Fix: Profile actual chunk sizes and consumer latency. Increase highWaterMark only when backpressure causes unnecessary I/O wait times. Monitor memory with process.memoryUsage() during load tests.
Production Bundle
Action Checklist
Decision Matrix
| Scenario | Recommended Approach | Why | Cost Impact |
|---|
| Copying files < 50 MB | fs.copyFile or readFileSync | Lower overhead, simpler code | Negligible |
| Processing logs > 1 GB | pipeline + custom Transform | Constant memory, backpressure-safe | +5% CPU for parsing, -90% RAM |
| Real-time HTTP proxy | req.pipe(res) with pipeline | Zero-copy forwarding, low latency | Network-bound, minimal CPU |
| Batch JSON transformation | stream-json + async generator | Avoids JSON.parse heap explosion | +10% CPU, enables TB-scale jobs |
| Multi-file concatenation | Sequential pipeline with { end: false } | Prevents premature stream closure | Identical I/O cost, safer cleanup |
Configuration Template
import { pipeline } from 'node:stream/promises';
import { createReadStream, createWriteStream } from 'node:fs';
import { Transform, TransformCallback } from 'node:stream';
import { createGzip, createGunzip } from 'node:zlib';
export interface StreamPipelineConfig {
inputPath: string;
outputPath: string;
compress?: boolean;
highWaterMark?: number;
onError?: (err: Error) => void;
}
export class ProductionPipeline {
private config: StreamPipelineConfig;
constructor(config: StreamPipelineConfig) {
this.config = { compress: false, highWaterMark: 65536, ...config };
}
async execute(): Promise<void> {
const source = createReadStream(this.config.inputPath, {
highWaterMark: this.config.highWaterMark,
});
const sink = createWriteStream(this.config.outputPath, {
highWaterMark: this.config.highWaterMark,
flags: 'w',
});
const stages: any[] = [source];
if (this.config.compress) {
stages.push(createGzip({ level: 6 }));
}
stages.push(sink);
try {
await pipeline(...stages);
} catch (err) {
const error = err instanceof Error ? err : new Error(String(err));
this.config.onError?.(error);
throw error;
} finally {
source.destroy();
sink.destroy();
}
}
}
Quick Start Guide
- Install dependencies:
npm install typescript @types/node (if not already present)

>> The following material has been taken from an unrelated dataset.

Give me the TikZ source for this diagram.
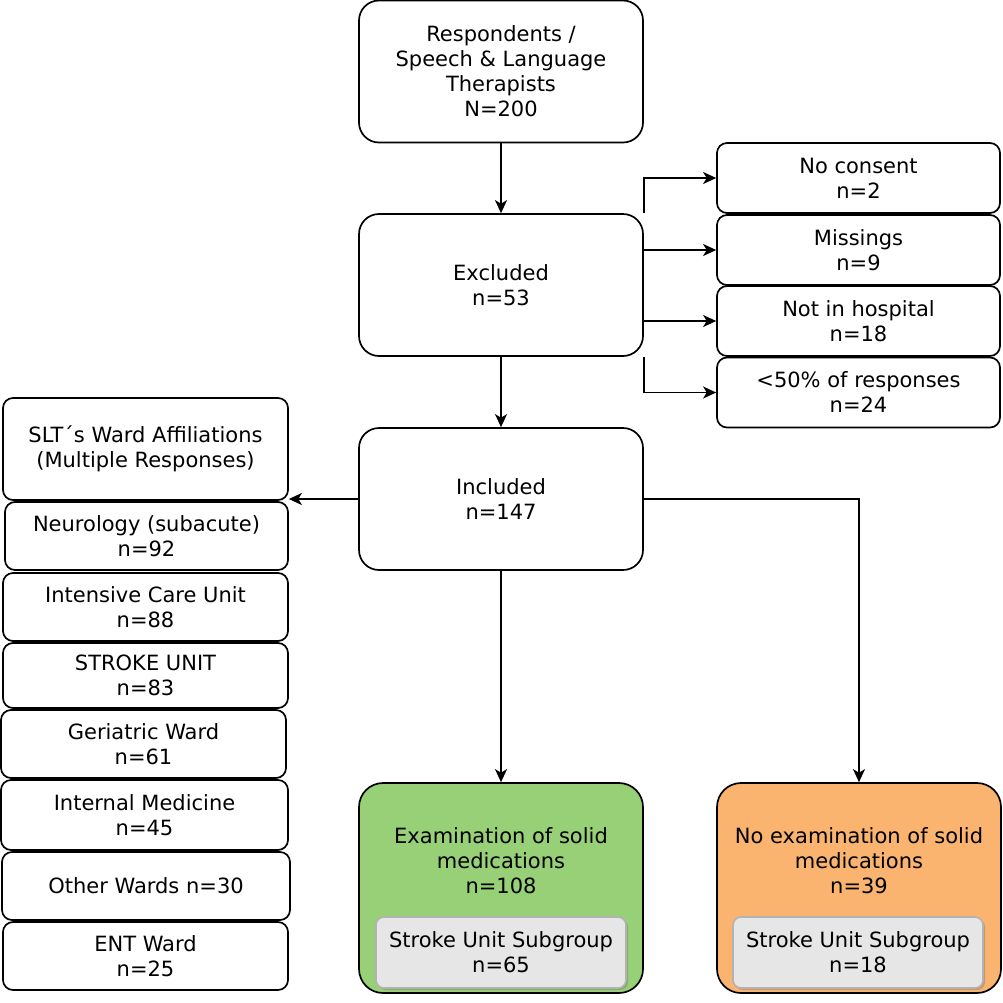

- Create a basic pipeline:
import { pipeline } from 'node:stream/promises';
import { createReadStream, createWriteStream } from 'node:fs';
await pipeline(
createReadStream('input.dat'),
createWriteStream('output.dat')
);
- Add a transform stage: Insert a custom
Transform class or zlib.createGzip() between source and sink.
- Handle errors: Wrap
await pipeline(...) in try/catch and log failures. Verify file descriptors close on error.
- Validate memory: Run
node --max-old-space-size=256 app.ts with a 2 GB file. Monitor process.memoryUsage().rss—it should remain stable under 50 MB.